Critical Dynamics of the Antiferromagnetic $O(3)$ Nonlinear Sigma Model with Conserved Magnetization (2204.11145v2)

Abstract: We study the near-equilibrium critical dynamics of the $O(3)$ nonlinear sigma model describing isotropic antiferromagnets with non-conserved order parameter reversibly coupled to the conserved total magnetization. To calculate response and correlation functions, we set up a description in terms of Langevin stochastic equations of motion, and their corresponding Janssen--De~Dominicis response functional. We find that in equilibrium, the dynamics is well-separated from the statics, at least to one-loop order in a perturbative treatment with respect to the static and dynamical nonlinearities. Since the static nonlinear sigma model must be analyzed in a dimensional $d = 2 + \varepsilon$ expansion about its lower critical dimension $d_\textrm{lc} = 2$, whereas the dynamical mode-coupling terms are governed by the upper critical dimension $d_c = 4$, a simultaneous perturbative dimensional expansion is not feasible, and the reversible critical dynamics for this model cannot be accessed at the static critical renormalization group fixed point.

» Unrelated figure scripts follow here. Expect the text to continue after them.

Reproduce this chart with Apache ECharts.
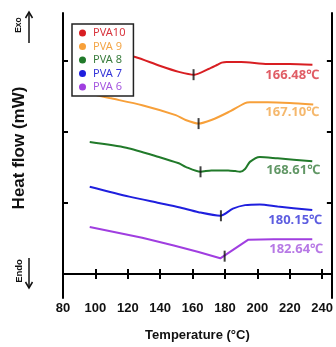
<!DOCTYPE html>
<html>
<head>
<meta charset="utf-8">
<script src="https://cdn.jsdelivr.net/npm/echarts@6/dist/echarts.min.js"></script>
<style>
  html, body { margin: 0; padding: 0; background: #fff; }
  #chart { width: 336px; height: 347px; }
</style>
</head>
<body>
<div id="chart"></div>
<script>
// DSC curves, heat flow in arbitrary units (one y tick = 1 unit)
const seriesNames = ['PVA10', 'PVA 9', 'PVA 8', 'PVA 7', 'PVA 6'];
const lineColors = ['#d81e22', '#f7a03a', '#217a2a', '#1f1fde', '#a03ee0'];
const textColors = ['#d8353e', '#f3a648', '#3a7d3e', '#3434d8', '#a557df'];

const redT = [97, 110, 124.6, 139.2, 151.5, 161.2, 169.8, 175.3, 178, 181, 190, 206.4, 220, 234];
const redHF = [3.16, 3.13, 3.06, 2.94, 2.85, 2.81, 2.89, 2.95, 2.98, 2.99, 2.99, 2.96, 2.96, 2.95];

const orangeT = [100.8, 108.7, 128.9, 149.6, 155.7, 163.7, 171.6, 182, 192.4, 195.4, 206.4, 220, 234.5];
const orangeHF = [2.52, 2.48, 2.38, 2.24, 2.17, 2.12, 2.17, 2.28, 2.41, 2.42, 2.42, 2.41, 2.39];

const greenT = [96.5, 119.1, 139.2, 151.5, 155.7, 164.9, 171.6, 182, 186.3, 189.3, 192.4, 195.4, 201.5, 212.5, 233.9];
const greenHF = [1.86, 1.78, 1.65, 1.56, 1.51, 1.44, 1.46, 1.46, 1.45, 1.44, 1.48, 1.58, 1.65, 1.63, 1.59];

const blueT = [96.5, 120.9, 139.2, 151.5, 163.7, 177.1, 184.9, 192.4, 201.5, 212.5, 233.9];
const blueHF = [1.23, 1.09, 1.0, 0.94, 0.87, 0.82, 0.92, 0.97, 0.98, 0.95, 0.90];

const purpleT = [96.5, 128.9, 148.4, 163.7, 177.1, 194.2, 210, 233.9];
const purpleHF = [0.66, 0.51, 0.40, 0.31, 0.22, 0.48, 0.49, 0.49];

// onset marks and temperature labels
const markT = [160.6, 163.7, 164.9, 177.5, 179.8];
const markHF = [2.81, 2.12, 1.44, 0.82, 0.25];
const labelTexts = ['166.48℃', '167.10℃', '168.61℃', '180.15℃', '182.64℃'];
const labelT = [238.2, 238.2, 238.8, 240.0, 240.6];
const labelHF = [2.80, 2.28, 1.465, 0.76, 0.34];

const xTicks = { min: 80, max: 246, interval: 20 };
const yTickValues = [0, 1, 2, 3];

const curves = [
  [redT, redHF], [orangeT, orangeHF], [greenT, greenHF], [blueT, blueHF], [purpleT, purpleHF]
];

const chart = echarts.init(document.getElementById('chart'));

const axisFont = 'Liberation Sans, Arial, sans-serif';
const frameLine = { show: true, lineStyle: { color: '#000', width: 2 } };
const innerTick = { show: true, inside: true, length: 5, lineStyle: { color: '#000', width: 2 } };

const lineSeries = curves.map((c, i) => ({
  name: seriesNames[i],
  type: 'line',
  smooth: i === 4 ? false : 0.25,
  showSymbol: false,
  symbol: 'circle',
  color: lineColors[i],
  lineStyle: { width: 2, color: lineColors[i] },
  data: c[0].map((t, k) => [t, c[1][k]]),
  z: 2
}));

const option = {
  animation: false,
  backgroundColor: '#fff',
  grid: { left: 63, right: 1, top: 13, bottom: 49 },
  legend: {
    orient: 'vertical',
    left: 72,
    top: 24,
    backgroundColor: '#fff',
    borderColor: '#222',
    borderWidth: 1.5,
    borderRadius: 0,
    padding: [3, 8, 3, 7],
    itemWidth: 7,
    itemHeight: 7,
    itemGap: 1.5,
    icon: 'circle',
    textStyle: { fontSize: 11, fontFamily: 'Noto Sans', lineHeight: 12, padding: [0, 0, 0, 2] },
    data: seriesNames.map((n, i) => ({ name: n, textStyle: { color: textColors[i] } }))
  },
  xAxis: [
    {
      type: 'value', position: 'bottom',
      min: xTicks.min, max: xTicks.max, interval: xTicks.interval,
      axisLine: frameLine, axisTick: innerTick, splitLine: { show: false },
      axisLabel: { margin: 4, fontSize: 13, fontWeight: 'bold', color: '#111', fontFamily: axisFont, showMaxLabel: false },
      name: 'Temperature (°C)', nameLocation: 'middle', nameGap: 31,
      nameTextStyle: { fontSize: 13, fontWeight: 'bold', color: '#111', fontFamily: axisFont }
    },
    {
      type: 'value', position: 'top',
      min: xTicks.min, max: xTicks.max, interval: xTicks.interval,
      axisLine: frameLine, axisTick: innerTick, splitLine: { show: false },
      axisLabel: { show: false }
    }
  ],
  yAxis: [
    {
      type: 'value', position: 'left', min: -0.34, max: 3.68,
      axisLine: frameLine,
      axisTick: Object.assign({}, innerTick, { customValues: yTickValues }),
      axisLabel: { show: false }, splitLine: { show: false }
    },
    {
      type: 'value', position: 'right', min: -0.34, max: 3.68,
      axisLine: frameLine,
      axisTick: Object.assign({}, innerTick, { customValues: yTickValues }),
      axisLabel: { show: false }, splitLine: { show: false }
    }
  ],
  graphic: [
    {
      type: 'text', x: 19, y: 148, rotation: Math.PI / 2,
      style: { text: 'Heat flow (mW)', fontSize: 17, fontWeight: 'bold', fill: '#111',
        fontFamily: axisFont, align: 'center', verticalAlign: 'middle' }
    },
    {
      type: 'text', x: 19, y: 25, rotation: Math.PI / 2,
      style: { text: 'Exo', fontSize: 8.5, fontWeight: 'bold', fill: '#111',
        fontFamily: axisFont, align: 'center', verticalAlign: 'middle' }
    },
    {
      type: 'text', x: 19, y: 271, rotation: Math.PI / 2,
      style: { text: 'Endo', fontSize: 9.5, fontWeight: 'bold', fill: '#111',
        fontFamily: axisFont, align: 'center', verticalAlign: 'middle' }
    },
    { type: 'polyline', shape: { points: [[29, 43], [29, 13]] }, style: { stroke: '#111', lineWidth: 1.5 } },
    { type: 'polyline', shape: { points: [[25.5, 18], [29, 12], [32.5, 18]] }, style: { stroke: '#111', lineWidth: 1.5, fill: null } },
    { type: 'polyline', shape: { points: [[29, 258], [29, 288]] }, style: { stroke: '#111', lineWidth: 1.5 } },
    { type: 'polyline', shape: { points: [[25.5, 282], [29, 288], [32.5, 282]] }, style: { stroke: '#111', lineWidth: 1.5, fill: null } }
  ],
  series: lineSeries.concat([
    {
      name: 'marks',
      type: 'scatter',
      symbol: 'rect',
      symbolSize: [2, 11],
      itemStyle: { color: '#111' },
      data: markT.map((t, i) => [t, markHF[i]]),
      z: 3
    },
    {
      name: 'labels',
      type: 'scatter',
      symbolSize: 0,
      data: labelT.map((t, i) => ({
        value: [t, labelHF[i]],
        label: {
          show: true, position: [0, 0], align: 'right', verticalAlign: 'middle',
          formatter: labelTexts[i], color: textColors[i],
          fontSize: 13, fontWeight: 'bold', fontFamily: 'Noto Sans'
        }
      })),
      z: 3
    }
  ])
};

chart.setOption(option);
</script>
</body>
</html>
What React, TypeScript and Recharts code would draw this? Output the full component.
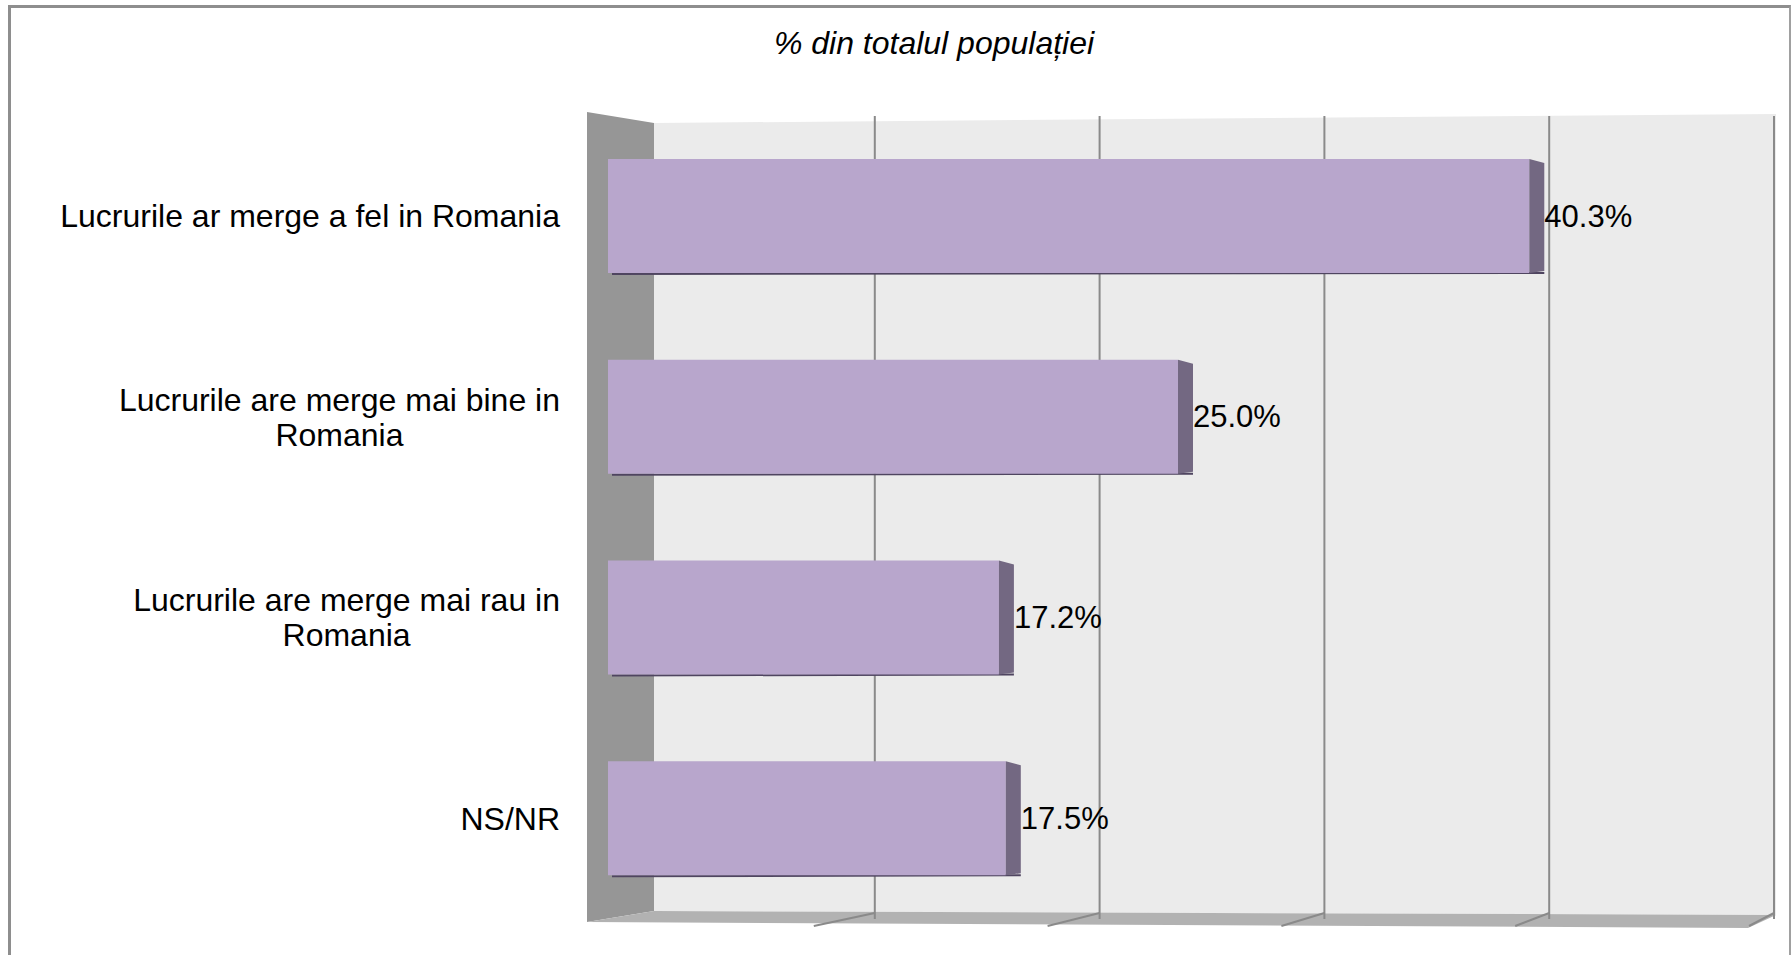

However, in the coexistence limit addressing the long-wavelength properties of the low-temperature ordered phase, we can perform an $\epsilon = 4 - d$ expansion near $d_c$. This yields anomalous scaling features induced by the massless Goldstone modes, namely sub-diffusive relaxation for the conserved magnetization density with asymptotic scaling exponent $z_\Gamma = d - 2$ which may be observable in neutron scattering experiments. Intriguingly, if initialized near the critical point, the renormalization group flow for the effective dynamical exponents recovers their universal critical values $z_c = d / 2$ in an intermediate crossover region.